Cuando se siembra el odio se recoge la violencia

Cuando se siembra el odio se recoge la violencia

Por primera vez en nuestra historia democrática, un presidente del Gobierno ha sufrido un atentado. Un hecho de extrema gravedad que debería hacernos reflexionar al respecto del tipo de sociedad y país que estamos construyendo entre ciudadanos y políticos. El agresor de Mariano Rajoy es un menor de 17 años que pertenece a la extrema izquierda de Pontevedra y que utiliza las redes sociales como foro donde vomita todas las bilis de su odio. Un joven que sigue a Izquierda Unida y las Mareas —la marca de Pablo Iglesias en Galicia— y que portaba su publicidad de campaña al ser detenido. Este sujeto había amenazado con desatada virulencia, a través de las distintas plataformas sociales, con atentar en la sede del Partido Popular en Génova 13 y con pegarle un tiro al director de Okdiario, Eduardo Inda. Además, profirió todo tipo de insultos machistas a su novia y trató de intimidar a una profesora de lengua que le había suspendido la asignatura. Tanto es así que en 2013 lo expulsaron del exclusivo y carísimo colegio SEK de Pontevedra.

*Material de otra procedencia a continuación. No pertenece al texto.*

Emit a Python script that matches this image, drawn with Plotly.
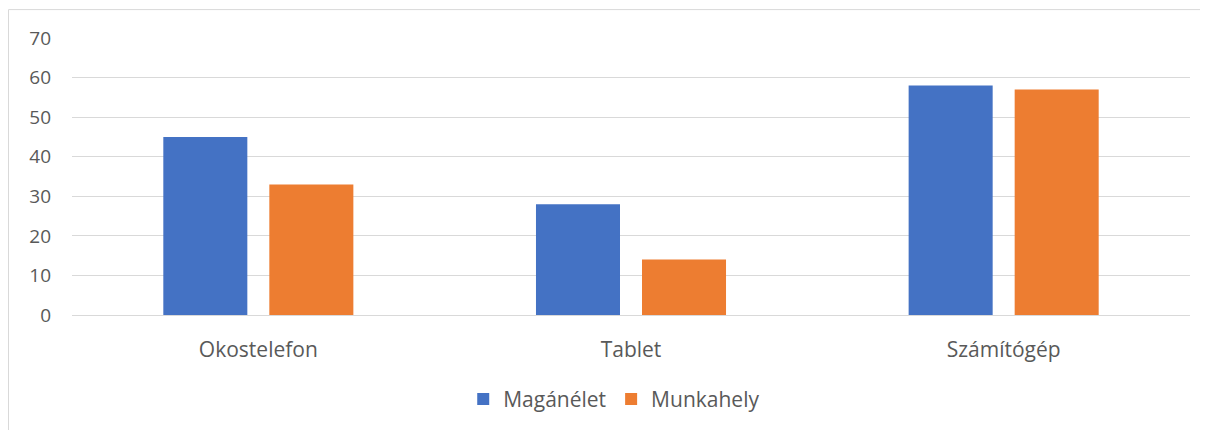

Una línea de comportamiento radical y desmesurada que la Policía nunca detectó a pesar de llevar más de dos años presente en las redes de las que era usuario.

Un sujeto que, además, había planeado el ataque contra Rajoy con ayuda externa. Prueba de ello son los WhatsApp que publicamos y los vítores que ha recibido de un grupo de jóvenes que lo han despedido jaleando el ataque mientras la Policía se lo llevaba arrestado en el mismo lugar de los hechos. Este tipo de perfiles, fácilmente influenciables, son especialmente sensibles a la violencia verbal y al ejemplo que dan los políticos, especialmente a aquellos que siguen como si fueran dioses. Entre los referentes de este menor se encuentran Pablo Iglesias, al que le ha oído disculparse por «no romper la cara a todos los fachas con los que discuto en televisión»; Juan Carlos Monedero, que ha calificado a Sánchez y al propio Rajoy como «momias convertidas en serrín» y que justifica la violencia de ETA; o Facu Díaz, personaje que incluso llegó a disfrazarse de etarra y que trabaja en ‘La Tuerka’, el programa televisivo del núcleo duro podemita. Flaco favor hacen todos ellos convirtiendo la actividad política de nuestro país en una absurda guerra de guerrillas a través de insultos, insinuaciones o ataques a los políticos de otras formaciones. Una tendencia a echar gasolina al fuego que después inspira este tipo de comportamientos juveniles que convierten las soflamas radicales en terribles actos reales como el de Pontevedra.

En ese sentido, el candidato de Ciudadanos a la Moncloa, Albert Rivera, decía algo muy interesante en las últimas horas: «El resto de líderes políticos no son mis enemigos, sino mis compatriotas». Más allá de colores y formas de pensar, esa debería de ser la tendencia de concordia y respeto que articulara el día a día de la sociedad española. La misma libertad que nuestro estado democrático garantiza a los millones de personas que acudirán a las urnas el próximo 20 de diciembre. Entonces, toda la ciudadanía tendrá la ocasión de elegir sin coacción a unos representantes que han de demostrar con actos los valores que quieren transmitir a un pueblo que, tras ataques como el sufrido por Mariano Rajoy, mira estupefacto la realidad que nos rodea. La violencia, las insidias y la provocación constante no nos llevan a ningún lugar más allá de las desagradables reminiscencias guerracivilista, ese conflicto que el historiador estadounidense Stanley G. Payne definió como: «Una contienda de malos contra malos».

En definitiva, un gravísimo atentado, auspiciado por el odio y la violencia, que además cuenta con otros focos de interés que no se pueden obviar. Más allá de la extrema gravedad del ataque que ha culminado este menor, el Gobierno debería depurar responsabilidades entre los encargados de proteger al presidente, Mariano Rajoy, durante la campaña. Aunque loable en su voluntad de estar cerca de la gente, resulta alarmante la facilidad con la que el atacante ha llegado hasta el jefe del Ejecutivo y el tiempo que ha tenido tanto para pensar el golpe como para, inmediatamente después, haber podido, incluso, lanzar otro ataque. Si hubiera llevado un simple cuchillo, quizás estaríamos lamentando ahora una de las páginas más negras de la historia de España. Una historia que los cargos políticos deberían de construir dando ejemplo tanto con sus actos como con sus palabras y erradicar a cualquiera que quiera hacer del juego político una constante llamada al odio. Será la única manera de que no sucedan hechos como los de Pontevedra. La forma de evitar errores que ya nos costaron muy caros en un pasado no tan lejano.